I want to know how many steps are involved in cutting this number in half. When the number is even, I divide it by 2. When it's odd, I subtract 1. I continue this process until I hit 0.
However, when the number is too high, I can't actually manipulate it directly (elaboration: too big to write out, and too big to fit into memory on a computer), so I am curious if there's a way for me to do this by just knowing the even/odd attributes along the chain.
I hope this makes sense!
Example:
If n=100, I have the following chain
100, 50, 25, 24, 12, 6, 3, 2, 1, 0
Which is a total of 9 "splitting steps" (10 if you count the original number)
And the following parities
Even, Even, Odd, Even, Even, Even, Odd, Even, Odd, Even
I am asking if, given n=10, there is a way to get this parity chain
 A: Yes you can get the chain for $n=10$, but for large numbers it is not easy.
Write your number $n$ in binary. What you are doing is the following:


*

*If the last digit is 0, you erase it.

*If the last digit is 1, you make it a zero.

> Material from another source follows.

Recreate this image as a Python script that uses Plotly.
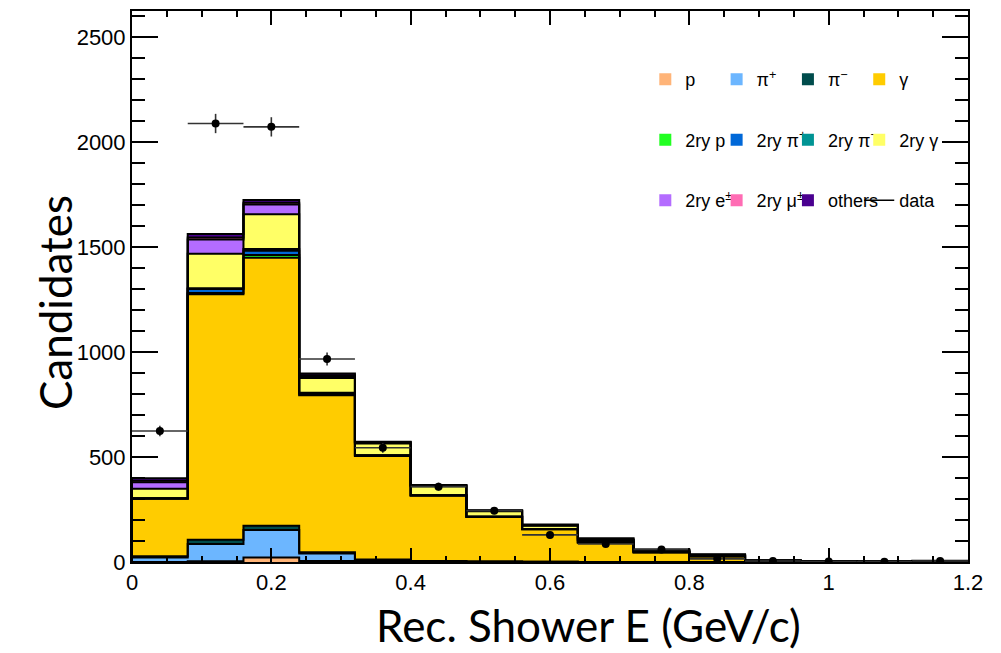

For $n=10$ in binary you have $n=1010$. Thus your string is
$$1010 \to 101 \to 100 \to 10 \to 1 \to 0$$
In total, the number of digits is exactly the number of digits in binary (which is exactly $\log_2 n$ rounded up) plus the number of 1 in the binary representation 
A: Your sequence corresponds quirte directly with the binary representation of the original number: Starting form the least significant binary digit, each $0$ corresponds to "even, dide by two" and each $1$ corresponds to "odd, subtract one; even, divide by two".
For your example $n=100$, which is $1100100$ in binary we thus obtain
Even, divide by two;
even, divide by two; 
odd, subtract one, then  even, divide by two;
even, divide by two; 
even, divide by two; 
odd, subtract one, then even, divide by two;
odd, subtract one. Finally zero is even.
Thus determining your even/odd sequence is equivalent to determinig the binary representation of the given number.